Unlike many retail-oriented tokenized stock offerings that rely on “wrappers”—synthetic instruments that track a stock’s price without necessarily conferring ownership—the DTCC’s approach ensures that the blockchain-based digital twins retain the exact same legal ownership, dividend, and governance rights as the underlying assets. This ensures that the digital representation is legally identical to the traditional electronic record held at the depository.

This distinction is critical for institutional adoption. While some crypto platforms offer price exposure through derivatives, the DTCC model allows institutions to move seamlessly between traditional electronic records and blockchain-based tokens without triggering a change in beneficial ownership or sacrificing regulatory protections. This bi-directional movement is essential for a hybrid financial future where legacy systems and DLT coexist.

“They’re the ones who are flipping from one settlement regime to the next,” said Mark Wendland, CEO of Canton Strategic Holdings, in a recent interview. “I cannot understate the importance of a firm like DTC piloting and doing these real transactions given the role they play in U.S. financial markets.”

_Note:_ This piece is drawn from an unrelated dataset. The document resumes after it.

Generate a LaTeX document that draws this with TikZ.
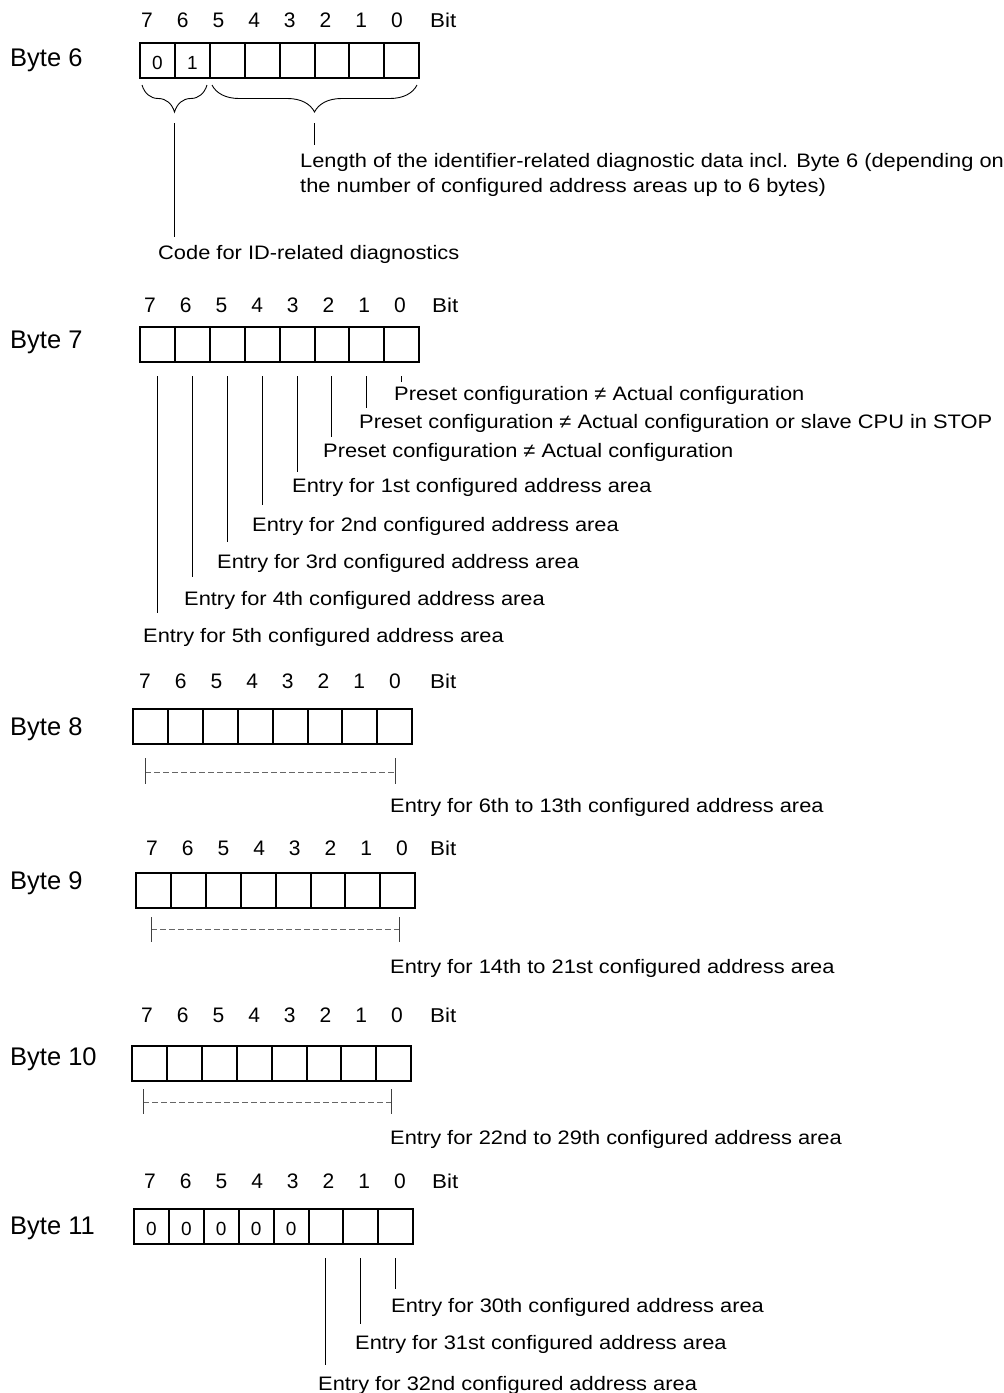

The pilot featured several high-stakes use cases involving some of the largest players in the industry. In one notable demonstration, JPMorgan converted holdings of the Invesco QQQ Trust ETF into tokenized assets. These were then utilized as tokenized collateral to satisfy central counterparty margin requirements with CME Group. This process showcases the potential for blockchain to increase capital efficiency; by tokenizing collateral, firms can move assets faster and more transparently to meet margin calls, reducing the time capital sits idle.

Beyond the JPMorgan and CME Group collaboration, the DTCC processed a variety of other transactions during the event, including tokenized Treasury transactions, equity trades, and collateral pledges. Even the SPDR S&P 500 ETF Trust, one of the world’s most liquid and largest ETFs, was tokenized as part of the demonstration to show that even the most heavily traded assets can benefit from DLT integration.

The move toward this settlement regime comes at a time when the industry is pushing for faster settlement cycles. Following the recent transition to T+1 settlement in the U.S. markets, the use of digital twins points toward an eventual move to T+0, or atomic settlement. By providing a real-time, shared ledger of ownership, the DTCC is laying the groundwork for a system where the exchange of an asset and its payment happens simultaneously, significantly reducing counterparty risk and freeing up billions in liquidity that is currently locked in the settlement pipeline.